■ Given information
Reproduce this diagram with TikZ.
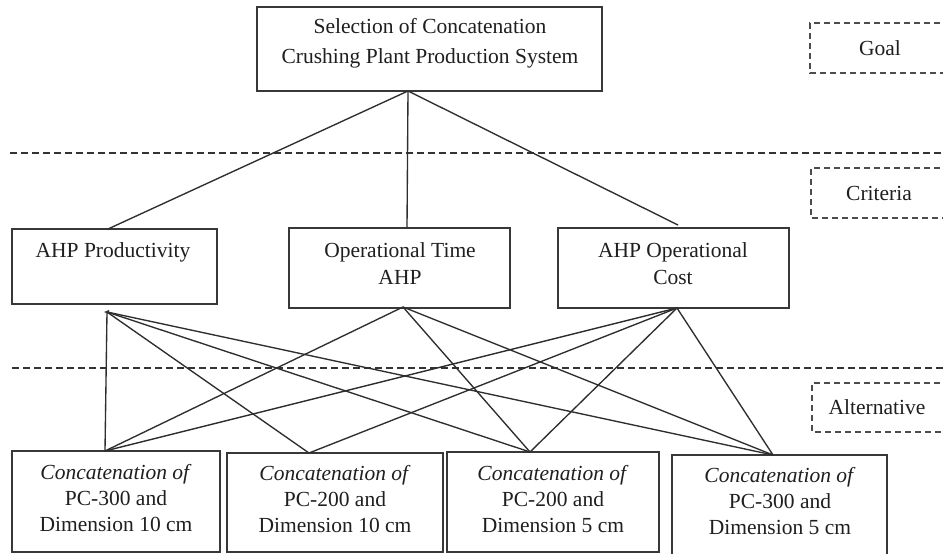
\documentclass[tikz,border=0pt]{standalone}
\usepackage{fontspec}
\setmainfont{Liberation Serif}
\begin{document}
\begin{tikzpicture}[x=1pt,y=-1pt,
  box/.style={draw=black!78,line width=1.5pt,rectangle,inner sep=0pt},
  lbl/.style={text=black!88,align=center,inner sep=0pt,font=\fontsize{21.5}{26}\selectfont},
  dbox/.style={draw=black!70,line width=1.4pt,dash pattern=on 6pt off 4pt},
  dline/.style={draw=black!80,line width=1.4pt,dash pattern=on 7pt off 4pt},
  conn/.style={draw=black!82,line width=1.35pt}]
\clip (0,0) rectangle (943,554);
\fill[white] (0,0) rectangle (943,554);
% goal
\node[box,minimum width=345pt,minimum height=84pt] (goal) at (429.5,49) {};
\node[lbl,font=\fontsize{21.5}{30}\selectfont] (goalt) at (430,43) {Selection of Concatenation\\Crushing Plant Production System};
% level labels
\draw[dbox] (950,23) -- (810,23) -- (810,73) -- (950,73);
\node[lbl] (goallbl) at (880,48) {Goal};
\draw[dline] (10,153) -- (943,153);
\draw[dbox] (950,168) -- (811,168) -- (811,218) -- (950,218);
\node[lbl] (critlbl) at (879,193) {Criteria};
\draw[dline] (12,368) -- (943,368);
\draw[dbox] (950,383) -- (812,383) -- (812,432) -- (950,432);
\node[lbl] (altlbl) at (877,407) {Alternative};
% criteria
\node[box,minimum width=205pt,minimum height=75pt] (c1) at (114.5,266.5) {};
\node[lbl] (c1t) at (113,252) {AHP Productivity};
\node[box,minimum width=221pt,minimum height=80pt] (c2) at (399.5,268) {};
\node[lbl,font=\fontsize{21.5}{27}\selectfont] (c2t) at (400,263.5) {Operational Time\\AHP};
\node[box,minimum width=231pt,minimum height=80pt] (c3) at (673.5,268) {};
\node[lbl,font=\fontsize{21.5}{27}\selectfont] (c3t) at (673,263.5) {AHP Operational\\Cost};
% alternatives
\node[box,minimum width=208pt,minimum height=101pt] (a1) at (116,501.5) {};
\node[lbl] (a1t) at (116,498) {\textit{Concatenation of}\\PC-300 and\\Dimension 10 cm};
\node[box,minimum width=216pt,minimum height=99pt] (a2) at (335,502.5) {};
\node[lbl] (a2t) at (335,499) {\textit{Concatenation of}\\PC-200 and\\Dimension 10 cm};
\node[box,minimum width=212pt,minimum height=100pt] (a3) at (553,502) {};
\node[lbl] (a3t) at (553,499.5) {\textit{Concatenation of}\\PC-200 and\\Dimension 5 cm};
\node[box,minimum width=215pt,minimum height=110pt] (a4) at (779.5,510) {};
\node[lbl] (a4t) at (780,501) {\textit{Concatenation of}\\PC-300 and\\Dimension 5 cm};
% connection points
\coordinate (G) at (408,91);
\coordinate (C1) at (108,229);
\coordinate (C2) at (407,228);
\coordinate (C3) at (678,225);
\coordinate (P1) at (107,312);
\coordinate (P2) at (403,307);
\coordinate (P3) at (677,308);
\coordinate (A1) at (105,451);
\coordinate (A2) at (309,453);
\coordinate (A3) at (530,452);
\coordinate (A4) at (773,455);
\draw[conn] (G) -- (C1);
\draw[conn] (G) -- (C2);
\draw[conn] (G) -- (C3);
\draw[conn] (P1) -- (A1);
\draw[conn] (P1) -- (A2);
\draw[conn] (P1) -- (A3);
\draw[conn] (P1) -- (A4);
\draw[conn] (P2) -- (A1);
\draw[conn] (P2) -- (A3);
\draw[conn] (P2) -- (A4);
\draw[conn] (P3) -- (A1);
\draw[conn] (P3) -- (A2);
\draw[conn] (P3) -- (A3);
\draw[conn] (P3) -- (A4);
\fill[black!80] (P1) ++(-3,0) -- ++(5,-2) -- ++(0,4) -- cycle;
\end{tikzpicture}
\end{document}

■ Directions for this task
Copy the data exactly. Any picture it contains is to be omitted.

■ Task answer
Reproduce this diagram with TikZ.
\documentclass[tikz,border=0pt]{standalone}
\usepackage{fontspec}
\setmainfont{Liberation Serif}
\begin{document}
\begin{tikzpicture}[x=1pt,y=-1pt,
  box/.style={draw=black!78,line width=1.5pt,rectangle,inner sep=0pt},
  lbl/.style={text=black!88,align=center,inner sep=0pt,font=\fontsize{21.5}{26}\selectfont},
  dbox/.style={draw=black!70,line width=1.4pt,dash pattern=on 6pt off 4pt},
  dline/.style={draw=black!80,line width=1.4pt,dash pattern=on 7pt off 4pt},
  conn/.style={draw=black!82,line width=1.35pt}]
\clip (0,0) rectangle (943,554);
\fill[white] (0,0) rectangle (943,554);
% goal
\node[box,minimum width=345pt,minimum height=84pt] (goal) at (429.5,49) {};
\node[lbl,font=\fontsize{21.5}{30}\selectfont] (goalt) at (430,43) {Selection of Concatenation\\Crushing Plant Production System};
% level labels
\draw[dbox] (950,23) -- (810,23) -- (810,73) -- (950,73);
\node[lbl] (goallbl) at (880,48) {Goal};
\draw[dline] (10,153) -- (943,153);
\draw[dbox] (950,168) -- (811,168) -- (811,218) -- (950,218);
\node[lbl] (critlbl) at (879,193) {Criteria};
\draw[dline] (12,368) -- (943,368);
\draw[dbox] (950,383) -- (812,383) -- (812,432) -- (950,432);
\node[lbl] (altlbl) at (877,407) {Alternative};
% criteria
\node[box,minimum width=205pt,minimum height=75pt] (c1) at (114.5,266.5) {};
\node[lbl] (c1t) at (113,252) {AHP Productivity};
\node[box,minimum width=221pt,minimum height=80pt] (c2) at (399.5,268) {};
\node[lbl,font=\fontsize{21.5}{27}\selectfont] (c2t) at (400,263.5) {Operational Time\\AHP};
\node[box,minimum width=231pt,minimum height=80pt] (c3) at (673.5,268) {};
\node[lbl,font=\fontsize{21.5}{27}\selectfont] (c3t) at (673,263.5) {AHP Operational\\Cost};
% alternatives
\node[box,minimum width=208pt,minimum height=101pt] (a1) at (116,501.5) {};
\node[lbl] (a1t) at (116,498) {\textit{Concatenation of}\\PC-300 and\\Dimension 10 cm};
\node[box,minimum width=216pt,minimum height=99pt] (a2) at (335,502.5) {};
\node[lbl] (a2t) at (335,499) {\textit{Concatenation of}\\PC-200 and\\Dimension 10 cm};
\node[box,minimum width=212pt,minimum height=100pt] (a3) at (553,502) {};
\node[lbl] (a3t) at (553,499.5) {\textit{Concatenation of}\\PC-200 and\\Dimension 5 cm};
\node[box,minimum width=215pt,minimum height=110pt] (a4) at (779.5,510) {};
\node[lbl] (a4t) at (780,501) {\textit{Concatenation of}\\PC-300 and\\Dimension 5 cm};
% connection points
\coordinate (G) at (408,91);
\coordinate (C1) at (108,229);
\coordinate (C2) at (407,228);
\coordinate (C3) at (678,225);
\coordinate (P1) at (107,312);
\coordinate (P2) at (403,307);
\coordinate (P3) at (677,308);
\coordinate (A1) at (105,451);
\coordinate (A2) at (309,453);
\coordinate (A3) at (530,452);
\coordinate (A4) at (773,455);
\draw[conn] (G) -- (C1);
\draw[conn] (G) -- (C2);
\draw[conn] (G) -- (C3);
\draw[conn] (P1) -- (A1);
\draw[conn] (P1) -- (A2);
\draw[conn] (P1) -- (A3);
\draw[conn] (P1) -- (A4);
\draw[conn] (P2) -- (A1);
\draw[conn] (P2) -- (A3);
\draw[conn] (P2) -- (A4);
\draw[conn] (P3) -- (A1);
\draw[conn] (P3) -- (A2);
\draw[conn] (P3) -- (A3);
\draw[conn] (P3) -- (A4);
\fill[black!80] (P1) ++(-3,0) -- ++(5,-2) -- ++(0,4) -- cycle;
\end{tikzpicture}
\end{document}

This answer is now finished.